When Marvel Comics began crediting its creators, Kasman noticed that editors, Julius Schwartz, Mort Weisinger, Robert Kanigher and Jack Schiff were Jewish.

Later Kasman discovered that the content creators were also Jewish. Stanley Lee was actually Stanley Martin Lieber and Jack Kirby was Jacob Kurtzberg.

In the ’20s some Jewish owners of small print shops in New York City became publishers of sheet music, Hebrew books, and pulp magazines, like The Shadow.

Newspapers then all had comic sections known as the funny pages and some publishers reproduced that material as comic books, Kasman explained.

“Around 1935 Max Gaines – he was Jewish – came up with the idea of publishing comic books with new material. Max Gaines, was the inventor of the modern comic book.”

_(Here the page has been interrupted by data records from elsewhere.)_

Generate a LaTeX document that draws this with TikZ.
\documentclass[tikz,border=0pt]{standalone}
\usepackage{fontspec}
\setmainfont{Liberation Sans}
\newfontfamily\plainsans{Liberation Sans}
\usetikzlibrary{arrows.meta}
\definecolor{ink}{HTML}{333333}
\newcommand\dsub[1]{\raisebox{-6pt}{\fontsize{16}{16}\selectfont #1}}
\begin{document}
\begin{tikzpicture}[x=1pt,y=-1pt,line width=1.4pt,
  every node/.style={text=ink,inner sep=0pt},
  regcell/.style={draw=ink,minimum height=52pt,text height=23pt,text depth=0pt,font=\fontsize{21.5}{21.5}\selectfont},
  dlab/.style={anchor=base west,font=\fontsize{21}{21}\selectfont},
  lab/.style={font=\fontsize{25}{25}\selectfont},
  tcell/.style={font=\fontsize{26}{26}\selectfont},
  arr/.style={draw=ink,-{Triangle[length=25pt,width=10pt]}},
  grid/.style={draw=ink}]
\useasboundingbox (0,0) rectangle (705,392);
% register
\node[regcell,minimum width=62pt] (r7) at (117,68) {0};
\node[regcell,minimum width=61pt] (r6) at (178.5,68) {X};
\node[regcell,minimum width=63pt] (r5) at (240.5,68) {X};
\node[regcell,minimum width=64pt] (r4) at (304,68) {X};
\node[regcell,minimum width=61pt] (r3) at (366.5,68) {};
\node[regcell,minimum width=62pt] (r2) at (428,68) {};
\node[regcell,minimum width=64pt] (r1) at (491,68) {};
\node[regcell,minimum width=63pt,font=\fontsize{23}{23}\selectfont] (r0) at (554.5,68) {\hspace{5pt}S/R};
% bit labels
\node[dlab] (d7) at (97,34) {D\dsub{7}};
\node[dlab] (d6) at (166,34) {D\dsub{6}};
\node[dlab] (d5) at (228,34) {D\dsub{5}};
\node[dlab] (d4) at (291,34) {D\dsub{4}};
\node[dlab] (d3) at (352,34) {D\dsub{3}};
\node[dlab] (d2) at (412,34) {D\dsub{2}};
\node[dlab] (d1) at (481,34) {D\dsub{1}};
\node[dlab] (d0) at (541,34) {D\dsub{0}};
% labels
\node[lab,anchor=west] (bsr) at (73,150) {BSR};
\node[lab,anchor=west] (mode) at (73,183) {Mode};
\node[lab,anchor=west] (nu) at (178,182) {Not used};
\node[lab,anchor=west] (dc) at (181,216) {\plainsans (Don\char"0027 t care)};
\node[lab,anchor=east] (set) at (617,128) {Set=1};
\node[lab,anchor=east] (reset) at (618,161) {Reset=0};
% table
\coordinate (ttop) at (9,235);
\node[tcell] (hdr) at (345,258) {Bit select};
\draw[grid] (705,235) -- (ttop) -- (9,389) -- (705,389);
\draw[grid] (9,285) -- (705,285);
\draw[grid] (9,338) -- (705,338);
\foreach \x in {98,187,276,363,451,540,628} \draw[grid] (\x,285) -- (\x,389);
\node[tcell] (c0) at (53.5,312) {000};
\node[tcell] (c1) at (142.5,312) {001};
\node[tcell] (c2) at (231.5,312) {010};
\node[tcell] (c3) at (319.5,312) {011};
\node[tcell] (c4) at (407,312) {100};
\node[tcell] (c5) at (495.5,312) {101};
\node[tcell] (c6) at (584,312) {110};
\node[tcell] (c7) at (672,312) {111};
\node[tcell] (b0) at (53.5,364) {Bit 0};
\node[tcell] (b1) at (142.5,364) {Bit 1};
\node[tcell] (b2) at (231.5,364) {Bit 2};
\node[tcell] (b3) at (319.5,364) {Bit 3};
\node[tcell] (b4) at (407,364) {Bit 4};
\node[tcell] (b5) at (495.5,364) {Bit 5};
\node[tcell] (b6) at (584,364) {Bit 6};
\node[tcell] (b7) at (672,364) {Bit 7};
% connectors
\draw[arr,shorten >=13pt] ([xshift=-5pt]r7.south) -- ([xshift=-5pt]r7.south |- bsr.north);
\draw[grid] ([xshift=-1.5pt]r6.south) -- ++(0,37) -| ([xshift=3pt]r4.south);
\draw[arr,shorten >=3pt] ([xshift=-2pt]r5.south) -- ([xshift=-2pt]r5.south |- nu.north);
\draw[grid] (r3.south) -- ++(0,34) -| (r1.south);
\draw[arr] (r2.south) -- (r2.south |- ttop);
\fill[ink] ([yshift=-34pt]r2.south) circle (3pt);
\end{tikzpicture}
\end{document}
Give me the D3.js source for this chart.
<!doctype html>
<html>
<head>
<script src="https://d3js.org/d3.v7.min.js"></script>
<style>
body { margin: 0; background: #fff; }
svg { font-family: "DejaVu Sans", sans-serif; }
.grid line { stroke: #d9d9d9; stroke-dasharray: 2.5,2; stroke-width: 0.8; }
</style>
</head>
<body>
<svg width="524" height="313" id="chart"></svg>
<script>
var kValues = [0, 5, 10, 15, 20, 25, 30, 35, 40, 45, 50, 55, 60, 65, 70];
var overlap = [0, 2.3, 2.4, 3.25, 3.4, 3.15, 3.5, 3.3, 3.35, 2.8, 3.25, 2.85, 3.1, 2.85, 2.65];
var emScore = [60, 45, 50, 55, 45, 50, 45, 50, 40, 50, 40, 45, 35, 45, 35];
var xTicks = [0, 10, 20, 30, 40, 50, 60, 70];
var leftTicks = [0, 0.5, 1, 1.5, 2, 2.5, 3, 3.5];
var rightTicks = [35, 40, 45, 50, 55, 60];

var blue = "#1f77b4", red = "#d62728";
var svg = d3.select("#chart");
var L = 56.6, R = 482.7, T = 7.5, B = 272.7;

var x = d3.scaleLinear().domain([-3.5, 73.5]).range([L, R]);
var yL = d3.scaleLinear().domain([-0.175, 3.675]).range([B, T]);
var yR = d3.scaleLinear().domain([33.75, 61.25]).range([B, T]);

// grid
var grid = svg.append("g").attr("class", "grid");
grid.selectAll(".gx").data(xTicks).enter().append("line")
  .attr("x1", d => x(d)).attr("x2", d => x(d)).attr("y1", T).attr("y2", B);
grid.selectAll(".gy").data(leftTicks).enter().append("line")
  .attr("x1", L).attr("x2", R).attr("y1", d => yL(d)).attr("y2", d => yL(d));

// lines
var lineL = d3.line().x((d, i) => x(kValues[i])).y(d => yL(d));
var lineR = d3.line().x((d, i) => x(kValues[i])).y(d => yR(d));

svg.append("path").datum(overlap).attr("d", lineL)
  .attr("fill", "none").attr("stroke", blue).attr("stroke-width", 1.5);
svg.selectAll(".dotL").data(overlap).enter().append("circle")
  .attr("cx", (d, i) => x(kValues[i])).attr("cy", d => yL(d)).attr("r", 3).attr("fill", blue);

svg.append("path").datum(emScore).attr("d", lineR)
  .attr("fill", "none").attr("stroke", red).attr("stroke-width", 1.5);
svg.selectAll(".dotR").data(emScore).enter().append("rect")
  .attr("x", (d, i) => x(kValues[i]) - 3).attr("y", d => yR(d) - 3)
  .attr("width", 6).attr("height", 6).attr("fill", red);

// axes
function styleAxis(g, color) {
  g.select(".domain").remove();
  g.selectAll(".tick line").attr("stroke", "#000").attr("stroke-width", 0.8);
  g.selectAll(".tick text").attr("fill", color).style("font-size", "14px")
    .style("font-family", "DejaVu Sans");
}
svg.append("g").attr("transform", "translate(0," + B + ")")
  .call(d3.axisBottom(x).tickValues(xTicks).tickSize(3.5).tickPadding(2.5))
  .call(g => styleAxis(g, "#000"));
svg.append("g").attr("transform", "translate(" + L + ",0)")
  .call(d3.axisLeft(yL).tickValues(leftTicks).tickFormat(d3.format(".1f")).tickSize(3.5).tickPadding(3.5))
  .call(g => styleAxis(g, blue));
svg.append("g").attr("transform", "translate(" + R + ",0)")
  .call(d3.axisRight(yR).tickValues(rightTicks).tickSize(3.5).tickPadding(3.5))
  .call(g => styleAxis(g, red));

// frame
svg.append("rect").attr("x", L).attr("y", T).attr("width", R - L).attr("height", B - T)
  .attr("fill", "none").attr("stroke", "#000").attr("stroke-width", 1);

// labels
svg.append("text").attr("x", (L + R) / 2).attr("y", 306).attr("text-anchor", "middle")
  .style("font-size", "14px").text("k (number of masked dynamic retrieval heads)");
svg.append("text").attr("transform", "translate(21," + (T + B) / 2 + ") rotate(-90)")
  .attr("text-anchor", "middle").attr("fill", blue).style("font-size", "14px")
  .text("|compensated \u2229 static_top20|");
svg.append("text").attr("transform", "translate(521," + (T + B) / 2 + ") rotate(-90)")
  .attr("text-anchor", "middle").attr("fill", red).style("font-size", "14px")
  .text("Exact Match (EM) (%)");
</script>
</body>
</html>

Kasman noted that comics became a big fad with the publication of Superman in 1938.

“After Superman people understood that a lot of money could be made with these characters in ‘long underwear.’”

In those days two billion comic books were sold a year. “It was truly a mass media.”

But with the advent of television, comic book readership began to decline. “Sales dropped like a rock. Only 99 million comic books were sold in North America in 2017.”

However, he pointed out there is now a new respect for the art form of comics and graphic novels. “This year a comic book was short-listed for the Man Booker Prize. We’ve really come far.”